Used courtesy Google Images
Jack Buck famously stated the phrase “I don't believe what I just saw!” He sat in a press box broadcast booth as he watched an injured Kirk Gibson do the unthinkable. Dennis Eckersley threw a backdoor slider on a 3 and 2 count. The only problem for Eckersley…he didn’t know Gibson knew that exact pitch was on the way. Gibson swung and the rest is history. The Dodgers won Game 1 of the 1988 World Series and Gibson hobbled around the bases as the immortal man of the moment. Buck then shouted “I don’t believe what I just saw.” It was magical. A phrase that will forever be mentioned in baseball’s greatest moments. However, there’s a problem to that magic moment in baseball history. It’s not a good one in Oakland A’s history. It’s a moment of heart-break. They watched their All-Star closer blow Game 1 of the World Series in the bottom of the 9th inning. The words “I don’t believe what I just saw” ring pure evil in the eardrums of A’s fans. They only wish they can forget that day, that swing, and those words.
I came to this conclusion late at night as I saw a breaking news story. I felt the negative impact of that statement just as Oakland A's fans did in 1988. My favorite player of all-time, who played for my favorite team in my favorite sport, left the team I love. It wasn’t his fault. The team decided to move on without him, and he wants to play one more year.
Dallas, Texas…you better prepare yourself.
Mike Modano will travel north to Detroit to play for the Red Wings. The Wings are probably the most loved and hated hockey franchise in the NHL (excluding the opinion of every Canadian. We know…you Canadians invented hockey and only teams who play in Canada are worth talking about. We get it). But for Stars fans, the Red Wings are the root of all evil.
Mike Modano is the Dallas Stars. The Dallas Stars are Mike Modano. He is the franchise. Without Modano, there’s no hockey in the south. Gretzky is thought to bring hockey to Los Angeles when he was traded there. That was a completely different situation. Modano was drafted by the Stars and has stayed with the Stars his entire career…until now. It isn’t just the records (which he owns), or a Stanley Cup (which he won. Buffalo…the goal counted, get over it). It’s the player, person, and image Modano became during his time in the league. What Modano did for the game is not comparable to Gretzky in LA because Gretzky is remembered by his days in Edmonton, not LA. Mike Modano made hockey in Texas.
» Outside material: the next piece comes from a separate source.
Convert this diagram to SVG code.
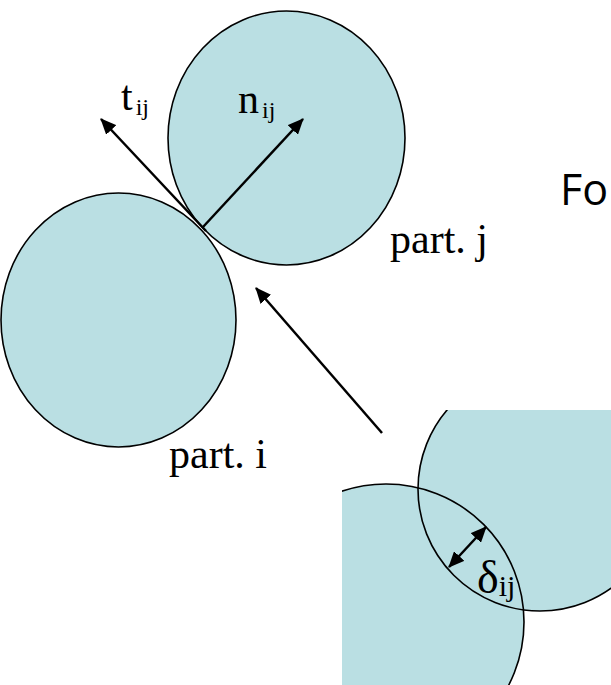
<svg xmlns="http://www.w3.org/2000/svg" width="611" height="685" viewBox="0 0 611 685">
<style>
.part{fill:#BADFE3;stroke:#000;stroke-width:1.6}
.fillonly{fill:#BADFE3;stroke:none}
.edge{fill:none;stroke:#000;stroke-width:1.6}
.lbl{font-family:"Liberation Serif","Times New Roman",serif;font-size:42px;fill:#000}
.sub{font-size:24px}
.arr{stroke:#000;stroke-width:2.5;fill:none}
.side{font-family:"Open Sans","Noto Sans",sans-serif;font-size:43px;fill:#000}
</style>
<defs>
<marker id="ah" markerUnits="userSpaceOnUse" markerWidth="16" markerHeight="14" refX="15" refY="7" orient="auto">
<path d="M0,0 L16,7 L0,14 z" fill="#000"/>
</marker>
<marker id="ahs" markerUnits="userSpaceOnUse" markerWidth="16" markerHeight="14" refX="1" refY="7" orient="auto">
<path d="M16,0 L0,7 L16,14 z" fill="#000"/>
</marker>
<clipPath id="inset"><rect x="342" y="410" width="269" height="275"/></clipPath>
</defs>
<g id="part-i">
<ellipse class="part" cx="118.5" cy="320" rx="117.5" ry="127"/>
<text class="lbl" x="169" y="468">part. i</text>
</g>
<g id="part-j">
<ellipse class="part" cx="286.5" cy="138" rx="118.5" ry="127"/>
<text class="lbl" x="390" y="253">part. j</text>
</g>
<g id="inset-overlap" clip-path="url(#inset)">
<circle class="fillonly" cx="540" cy="489" r="122"/>
<circle class="fillonly" cx="386" cy="622" r="138"/>
<circle class="edge" cx="540" cy="489" r="122"/>
<circle class="edge" cx="386" cy="622" r="138"/>
</g>
<g id="connectors">
<line class="arr" x1="206" y1="231" x2="101" y2="119" marker-end="url(#ah)"/>
<line class="arr" x1="203" y1="227" x2="303" y2="119" marker-end="url(#ah)"/>
<line class="arr" x1="382" y1="433" x2="256" y2="288" marker-end="url(#ah)"/>
<line class="arr" x1="449" y1="567" x2="486" y2="527" marker-start="url(#ahs)" marker-end="url(#ah)"/>
</g>
<g id="labels">
<text class="lbl" x="121" y="110">t<tspan class="sub" dx="3" dy="5">ij</tspan></text>
<text class="lbl" x="238" y="113">n<tspan class="sub" dx="3" dy="5">ij</tspan></text>
<text class="lbl" x="477" y="593" style="font-size:46px">δ<tspan class="sub" dy="3" style="font-size:30px">ij</tspan></text>
<text class="side" x="560" y="205">For</text>
</g>
</svg>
As Stars commentator Daryl Reaugh said, Modano had the “intoxicating package of speed, scoring, and sex-appeal. He quickly because the team’s and the sport’s identity in the Lone Star State.” Modano holds almost every record in Stars history. He didn’t break records, he shattered them. He reached every milestone possible…plus some. He is the best American hockey player of all-time. Sure, that title is debatable, but there is not one person in their right mind who thinks otherwise. If you do not agree, you are one of the following:
A Sharks, Ducks, Coyotes, Avalanche, Kings, Oilers or Sabres fan
-Modano had his way with the previously mentioned teams. It’s like asking Colts fans if they hate Tom Brady.
Joe Nieuwendyk, the current Dallas Stars GM recently decided to take the franchise in a new direction in order to rebuild. However, speaking for all Stars fans, there would not be a need to rebuild without Modano. If there is a plan to rebuild, then the team must have been successful at one point. The Nashville Predators will not say they are rebuilding because there was nothing built in the first place. Modano built anything and everything in Texas that has the word “hockey” stapled to it. Modano made hockey great in Texas and brought success to an organization that could not have done so without him. Modano is the example of all that is still right in sports. He is not about the money, the guaranteed contract, or the image as every other arrogant sports star (like the guy who just decided to “take his talents to South Beach”). Modano has character. He was supposed to be one of the few that played for one team. The face of a city, the heart of its fans.
My favorite memory from any sport is a simple 5-second scene: Modano blazing through the neutral zone past intimidated defenders, crossing the blue line with the lower tail of his jersey flapping like a flag in the wind, and viewing a quickly released lethal wrist shot climb just out of the reach of a goaltender and into the back of the net. He made it look so easy.
He is the face of hockey in Dallas, in Texas, and in the United States. He was Dallas’ adopted child…and now…he is gone. He will always be the face of the Stars franchise, but he will be playing in a different uniform for his final season. It is difficult to comprehend the fact that Mike Modano will no longer be a Dallas Star. Jack Buck's intentions were positive, but once again, “I don’t believe what I just saw.”